Thursday 26 July 2012

6 SITUATIONS YOU NEED AN ORCHESTRA FOR

So the discussion document is out there... and apparently our orchestras may be under threat. I had no idea we even had so many orchestras, but it's not just pointy-headed culture snobs who'll miss them if they go - sometimes a full orchestra is the only thing that'll do, and these are those times...

1: When you're falling in love. If it's a one night stand, turn the lights down low and the Barry White up high. But if it's love, true love, you can't beat a string section in full bow.









2: Last Night at the Proms. Otherwise you'd have a whole theatre of people just standing there bobbing up and down for no reason between each chorus of Rule Britannia.









3: When it's a beautiful morning. You open the curtains. Sun streams in. New Zealand's out there. It deserves a sweeping soundtrack.
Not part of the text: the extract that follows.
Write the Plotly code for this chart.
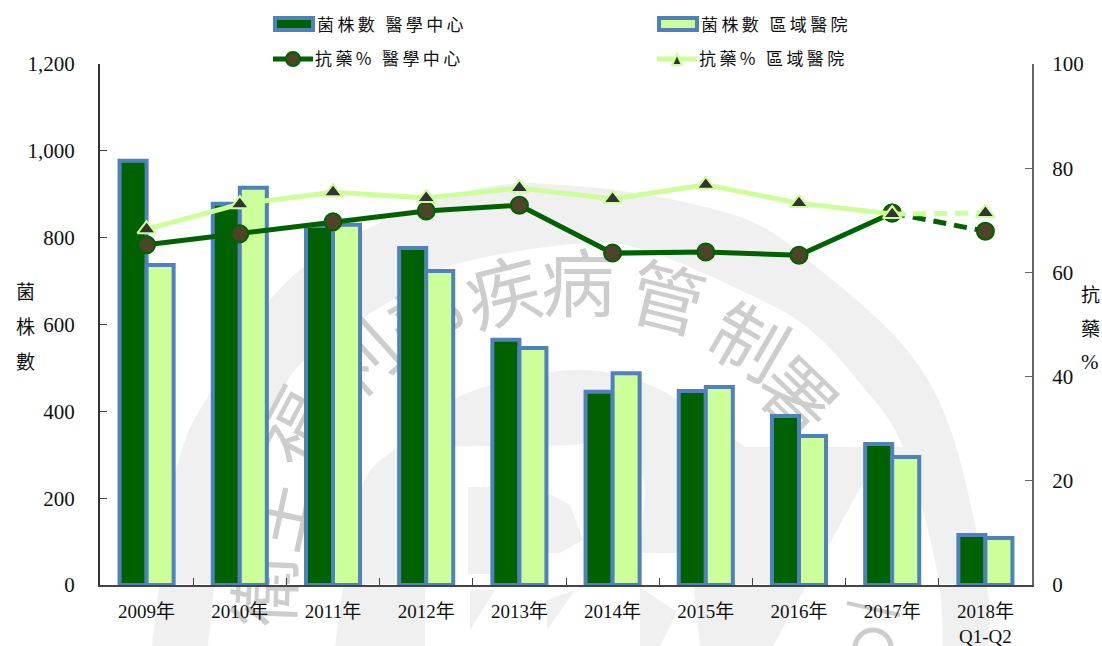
import plotly.graph_objects as go

years = ["2009年","2010年","2011年","2012年","2013年","2014年","2015年","2016年","2017年","2018年<br>Q1-Q2"]
count_med = [977,878,827,776,565,445,447,389,325,115]
count_reg = [737,915,830,723,546,488,456,343,295,108]
res_med = [65.3,67.4,69.7,71.8,72.9,63.7,63.9,63.3,71.4,67.9]
res_reg = [68.3,73.1,75.4,74.3,76.2,74.1,76.8,73.3,71.2,71.4]
name_a = "菌株數 醫學中心"
name_b = "菌株數 區域醫院"
name_c = "抗藥% 醫學中心"
name_d = "抗藥% 區域醫院"
DG="#006100"; LG="#CCFF99"; BL="#4F81BD"; CF="#4F4328"; TF="#333333"
SERIF="Liberation Serif, Noto Sans CJK TC"
SANS="Noto Sans CJK TC"
WM="#F0F0F0"; WT="#CDCDCD"

W,H=1102,646
L,R,T,B=100,1032,64,585
def px(x): return (x-L)/(R-L)
def py(y): return (B-y)/(B-T)

def poly(pts):
    return "M"+" L".join(f"{px(x):.5f},{py(y):.5f}" for x,y in pts)+" Z"
def smooth(pts):
    # closed outline, Catmull-Rom smoothing between consecutive points
    d=f"M{px(pts[0][0]):.5f},{py(pts[0][1]):.5f}"
    n=len(pts)
    for i in range(n-1):
        p0=pts[max(i-1,0)];p1=pts[i];p2=pts[i+1];p3=pts[min(i+2,n-1)]
        c1=(p1[0]+(p2[0]-p0[0])/6,p1[1]+(p2[1]-p0[1])/6)
        c2=(p2[0]-(p3[0]-p1[0])/6,p2[1]-(p3[1]-p1[1])/6)
        d+=f" C{px(c1[0]):.5f},{py(c1[1]):.5f} {px(c2[0]):.5f},{py(c2[1]):.5f} {px(p2[0]):.5f},{py(p2[1]):.5f}"
    return d+" Z"

shapes=[]
def area(path,color=WM):
    shapes.append(dict(type="path",path=path,xref="paper",yref="paper",fillcolor=color,line=dict(width=0),layer="below"))

# watermark logo behind the chart
ring_outer=[(152,646),(175,477),(210,393),(300,270),(460,193),(587,187),(740,217),(820,270),(907,350),(953,437),(987,587),(988,646)]
ring_inner=[(943,646),(937,570),(903,447),(863,387),(807,327),(740,290),(653,253),(587,243),(460,263),(397,297),(304,360),(268,423),(225,520),(208,646)]
d1=smooth(ring_outer)[:-2]
d2=smooth(ring_inner)[1:]
area(d1+" L"+d2)
arc=[(335,646),(360,493),(397,447),(453,400),(520,378),(587,370),(650,385),(700,415),(745,447)]
area(smooth(arc)[:-2]+" L"+" L".join(f"{px(x):.5f},{py(y):.5f}" for x,y in [(905,447),(915,490),(863,483),(773,646)])+" Z")
area(poly([(425,447),(575,445),(636,436),(645,490),(640,553),(690,553),(700,646),(425,646)]),"white")
area(poly([(468,487),(490,487),(490,574),(468,574)]))
area(poly([(548,493),(570,505),(583,540),(560,553),(548,553)]))
area(poly([(470,590),(495,590),(470,630)]))
area(poly([(575,590),(547,630),(547,600)]))
area(poly([(640,587),(677,612),(660,646),(640,646)]))

watermark=[("衛",272,590,-88),("生",283,515,-78),("福",302,430,-62),("利",365,365,-42),("部",430,325,-28),
           ("疾",505,300,-14),("病",578,290,0),("管",665,305,14),("制",745,348,30),("署",792,402,44)]
for ch,cx,cy,ang in watermark:
    shapes.append(dict(type="rect",xref="paper",yref="paper",x0=px(cx-40),x1=px(cx+40),y0=py(cy+40),y1=py(cy-40),
        line=dict(width=0),fillcolor="rgba(0,0,0,0)",layer="below",
        label=dict(text=ch,textangle=ang,textposition="middle center",font=dict(family=SANS,size=74,color=WT))))
shapes.append(dict(type="circle",xref="paper",yref="paper",x0=px(855),x1=px(891),y0=py(666),y1=py(630),line=dict(color=WT,width=5),fillcolor="rgba(0,0,0,0)",layer="below"))
shapes.append(dict(type="line",xref="paper",yref="paper",x0=px(847),x1=px(900),y0=py(603),y1=py(615),line=dict(color=WT,width=4),layer="below"))

# legend keys
def key_bar(x0,y,fill):
    shapes.append(dict(type="rect",xref="paper",yref="paper",x0=px(x0),x1=px(x0+38),y0=py(y+6),y1=py(y-6),fillcolor=fill,line=dict(color=BL,width=4)))
def key_line(x0,y,color):
    shapes.append(dict(type="line",xref="paper",yref="paper",x0=px(x0),x1=px(x0+40),y0=py(y),y1=py(y),line=dict(color=color,width=5)))
key_bar(275,24,DG); key_bar(659,24,LG)
key_line(273,59,DG); key_line(657,59,LG)
shapes.append(dict(type="circle",xref="paper",yref="paper",x0=px(286),x1=px(300),y0=py(66),y1=py(52),fillcolor=CF,line=dict(color=DG,width=2)))
shapes.append(dict(type="path",xref="paper",yref="paper",path=poly([(677,54),(682,65),(672,65)]),fillcolor=TF,line=dict(color=LG,width=2)))

fig=go.Figure()
fig.add_bar(x=years,y=count_med,name=name_a,showlegend=False,marker=dict(color=DG,line=dict(color=BL,width=4)))
fig.add_bar(x=years,y=count_reg,name=name_b,showlegend=False,marker=dict(color=LG,line=dict(color=BL,width=4)))
circ=dict(symbol="circle",size=17,color=CF,line=dict(color=DG,width=2))
tri=dict(symbol="triangle-up",size=16,color=TF,line=dict(color=LG,width=2))
fig.add_scatter(x=years[8:],y=res_med[8:],yaxis="y2",mode="lines+markers",showlegend=False,line=dict(color=DG,width=5,dash="13px,8px"),marker=circ)
fig.add_scatter(x=years[:9],y=res_med[:9],yaxis="y2",mode="lines+markers",name=name_c,showlegend=False,line=dict(color=DG,width=5),marker=circ)
fig.add_scatter(x=years[8:],y=res_reg[8:],yaxis="y2",mode="lines+markers",showlegend=False,line=dict(color=LG,width=5,dash="13px,8px"),marker=tri)
fig.add_scatter(x=years[:9],y=res_reg[:9],yaxis="y2",mode="lines+markers",name=name_d,showlegend=False,line=dict(color=LG,width=5),marker=tri)

AX="#444444"
fig.update_layout(
 width=W,height=H,autosize=False,margin=dict(l=L,r=W-R,t=T,b=H-B),
 paper_bgcolor="white",plot_bgcolor="rgba(0,0,0,0)",
 barmode="group",bargap=0.42,bargroupgap=0,showlegend=False,
 font=dict(family=SERIF,size=18,color="#111111"),shapes=shapes,
 xaxis=dict(type="category",showgrid=False,ticks="inside",ticklen=7,tickwidth=1,tickcolor=AX,tickson="boundaries",ticklabelstandoff=8,
   showline=True,linecolor=AX,linewidth=2,tickfont=dict(size=19),range=[-0.5,9.5],automargin=False),
 yaxis=dict(range=[0,1200],dtick=200,tickformat=",d",showgrid=False,ticks="inside",ticklen=7,tickcolor=AX,ticklabelstandoff=19,showline=True,linecolor="#333333",linewidth=2,tickfont=dict(size=21),automargin=False),
 yaxis2=dict(range=[0,100],dtick=20,overlaying="y",side="right",showgrid=False,ticks="inside",ticklen=7,tickcolor="#666666",ticklabelstandoff=14,showline=True,linecolor="#666666",linewidth=2,tickfont=dict(size=21),automargin=False),
)
def note(text,x,y,size=19,family=SANS,anchor="center"):
    fig.add_annotation(text=text,xref="paper",yref="paper",x=px(x),y=py(y),xanchor=anchor,yanchor="middle",showarrow=False,font=dict(family=family,size=size,color="#111111"))
for ch,y in zip("菌株數",[290,325,360]): note(ch,25,y)
for ch,y in zip("抗藥",[293,327]): note(ch,1090,y)
note("%",1090,362,size=21,family=SERIF)
sp=lambda s:"\u2009".join(s)
note(sp(name_a),315,23,size=17,anchor="left")
note(sp(name_b),699,23,size=17,anchor="left")
note(sp(name_c),313,58,size=17,anchor="left")
note(sp(name_d),697,58,size=17,anchor="left")
fig.write_html("out.html",config=dict(displayModeBar=False),post_script="document.body.style.margin='0';document.documentElement.style.overflow='hidden';")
4: When there's a storm. Especially at sea. Horns. Cymbals. Those massive drums that look like cauldrons. Bring on the heavy weather.









5: When you're running away. Specifically if you're on horseback or if you're being chased by some kind of mythological creature. You know - like a dragon, or an orc, or a dark rider or something like that. NB: This rule doesn't apply to car chases, or foot chases over rooftops. Car chases require '70s-style guitar funk, foot chases need lots of drums - so maybe just the percussion section there.





6: When the fat lady sings. You can't just leave her warbling away in a horny hat holding a trident - she'd look like a reject from a busking festival, or an auditionee for New Zealand's Got Talent. Give the lady some accompaniment... THEN it'll be over.